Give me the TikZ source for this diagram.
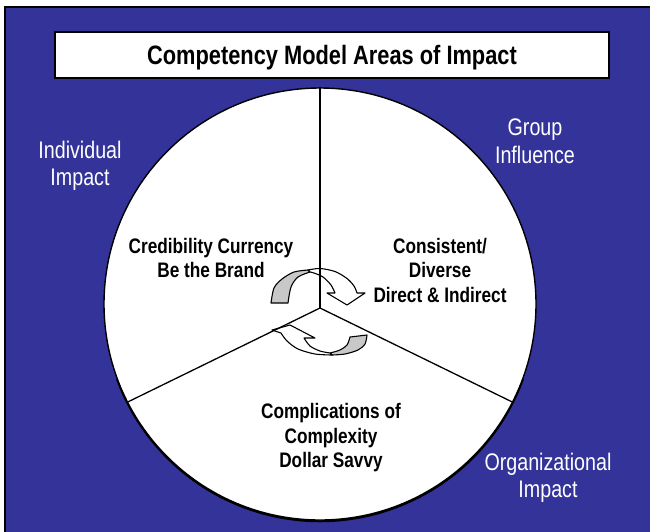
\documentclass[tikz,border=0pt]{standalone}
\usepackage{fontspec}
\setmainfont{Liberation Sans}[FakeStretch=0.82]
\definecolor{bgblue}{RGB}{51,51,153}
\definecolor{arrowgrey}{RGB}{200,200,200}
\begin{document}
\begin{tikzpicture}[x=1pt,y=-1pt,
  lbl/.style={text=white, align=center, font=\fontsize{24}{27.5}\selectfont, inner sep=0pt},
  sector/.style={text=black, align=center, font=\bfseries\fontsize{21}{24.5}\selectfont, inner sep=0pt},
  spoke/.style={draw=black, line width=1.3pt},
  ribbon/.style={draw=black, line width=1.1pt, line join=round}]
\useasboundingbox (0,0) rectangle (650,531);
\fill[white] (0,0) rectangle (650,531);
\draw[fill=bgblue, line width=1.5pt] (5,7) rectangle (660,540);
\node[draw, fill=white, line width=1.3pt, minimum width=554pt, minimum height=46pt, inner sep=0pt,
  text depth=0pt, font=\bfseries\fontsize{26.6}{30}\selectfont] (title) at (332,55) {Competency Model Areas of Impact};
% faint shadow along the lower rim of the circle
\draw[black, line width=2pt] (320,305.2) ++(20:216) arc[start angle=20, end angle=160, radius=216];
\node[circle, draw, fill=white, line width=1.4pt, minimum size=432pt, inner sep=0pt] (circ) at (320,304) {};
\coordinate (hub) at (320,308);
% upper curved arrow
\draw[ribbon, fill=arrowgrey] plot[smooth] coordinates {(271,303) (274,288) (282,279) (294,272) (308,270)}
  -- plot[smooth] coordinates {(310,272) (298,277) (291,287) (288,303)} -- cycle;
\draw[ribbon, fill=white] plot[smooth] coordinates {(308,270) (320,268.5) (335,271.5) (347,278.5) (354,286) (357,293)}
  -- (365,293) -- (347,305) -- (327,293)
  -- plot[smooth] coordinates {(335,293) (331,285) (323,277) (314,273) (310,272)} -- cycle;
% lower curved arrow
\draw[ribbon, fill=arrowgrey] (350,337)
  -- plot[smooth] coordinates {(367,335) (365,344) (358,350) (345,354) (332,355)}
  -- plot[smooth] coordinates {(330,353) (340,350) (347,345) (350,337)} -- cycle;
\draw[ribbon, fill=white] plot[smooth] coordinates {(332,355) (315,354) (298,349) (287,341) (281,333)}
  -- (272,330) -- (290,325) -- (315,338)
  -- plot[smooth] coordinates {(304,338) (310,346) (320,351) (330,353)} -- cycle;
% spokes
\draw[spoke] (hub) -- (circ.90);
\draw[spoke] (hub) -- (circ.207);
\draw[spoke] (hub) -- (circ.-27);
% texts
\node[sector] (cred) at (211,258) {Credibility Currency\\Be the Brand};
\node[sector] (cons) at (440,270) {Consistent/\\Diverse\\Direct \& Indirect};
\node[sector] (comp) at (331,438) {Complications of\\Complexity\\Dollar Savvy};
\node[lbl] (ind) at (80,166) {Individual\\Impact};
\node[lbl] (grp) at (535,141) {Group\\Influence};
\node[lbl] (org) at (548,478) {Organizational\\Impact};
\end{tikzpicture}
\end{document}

**What to do:**
The listing above must be printed again exactly, minus its pictures.

**Solution:**
Give me the TikZ source for this diagram.
\documentclass[tikz,border=0pt]{standalone}
\usepackage{fontspec}
\setmainfont{Liberation Sans}[FakeStretch=0.82]
\definecolor{bgblue}{RGB}{51,51,153}
\definecolor{arrowgrey}{RGB}{200,200,200}
\begin{document}
\begin{tikzpicture}[x=1pt,y=-1pt,
  lbl/.style={text=white, align=center, font=\fontsize{24}{27.5}\selectfont, inner sep=0pt},
  sector/.style={text=black, align=center, font=\bfseries\fontsize{21}{24.5}\selectfont, inner sep=0pt},
  spoke/.style={draw=black, line width=1.3pt},
  ribbon/.style={draw=black, line width=1.1pt, line join=round}]
\useasboundingbox (0,0) rectangle (650,531);
\fill[white] (0,0) rectangle (650,531);
\draw[fill=bgblue, line width=1.5pt] (5,7) rectangle (660,540);
\node[draw, fill=white, line width=1.3pt, minimum width=554pt, minimum height=46pt, inner sep=0pt,
  text depth=0pt, font=\bfseries\fontsize{26.6}{30}\selectfont] (title) at (332,55) {Competency Model Areas of Impact};
% faint shadow along the lower rim of the circle
\draw[black, line width=2pt] (320,305.2) ++(20:216) arc[start angle=20, end angle=160, radius=216];
\node[circle, draw, fill=white, line width=1.4pt, minimum size=432pt, inner sep=0pt] (circ) at (320,304) {};
\coordinate (hub) at (320,308);
% upper curved arrow
\draw[ribbon, fill=arrowgrey] plot[smooth] coordinates {(271,303) (274,288) (282,279) (294,272) (308,270)}
  -- plot[smooth] coordinates {(310,272) (298,277) (291,287) (288,303)} -- cycle;
\draw[ribbon, fill=white] plot[smooth] coordinates {(308,270) (320,268.5) (335,271.5) (347,278.5) (354,286) (357,293)}
  -- (365,293) -- (347,305) -- (327,293)
  -- plot[smooth] coordinates {(335,293) (331,285) (323,277) (314,273) (310,272)} -- cycle;
% lower curved arrow
\draw[ribbon, fill=arrowgrey] (350,337)
  -- plot[smooth] coordinates {(367,335) (365,344) (358,350) (345,354) (332,355)}
  -- plot[smooth] coordinates {(330,353) (340,350) (347,345) (350,337)} -- cycle;
\draw[ribbon, fill=white] plot[smooth] coordinates {(332,355) (315,354) (298,349) (287,341) (281,333)}
  -- (272,330) -- (290,325) -- (315,338)
  -- plot[smooth] coordinates {(304,338) (310,346) (320,351) (330,353)} -- cycle;
% spokes
\draw[spoke] (hub) -- (circ.90);
\draw[spoke] (hub) -- (circ.207);
\draw[spoke] (hub) -- (circ.-27);
% texts
\node[sector] (cred) at (211,258) {Credibility Currency\\Be the Brand};
\node[sector] (cons) at (440,270) {Consistent/\\Diverse\\Direct \& Indirect};
\node[sector] (comp) at (331,438) {Complications of\\Complexity\\Dollar Savvy};
\node[lbl] (ind) at (80,166) {Individual\\Impact};
\node[lbl] (grp) at (535,141) {Group\\Influence};
\node[lbl] (org) at (548,478) {Organizational\\Impact};
\end{tikzpicture}
\end{document}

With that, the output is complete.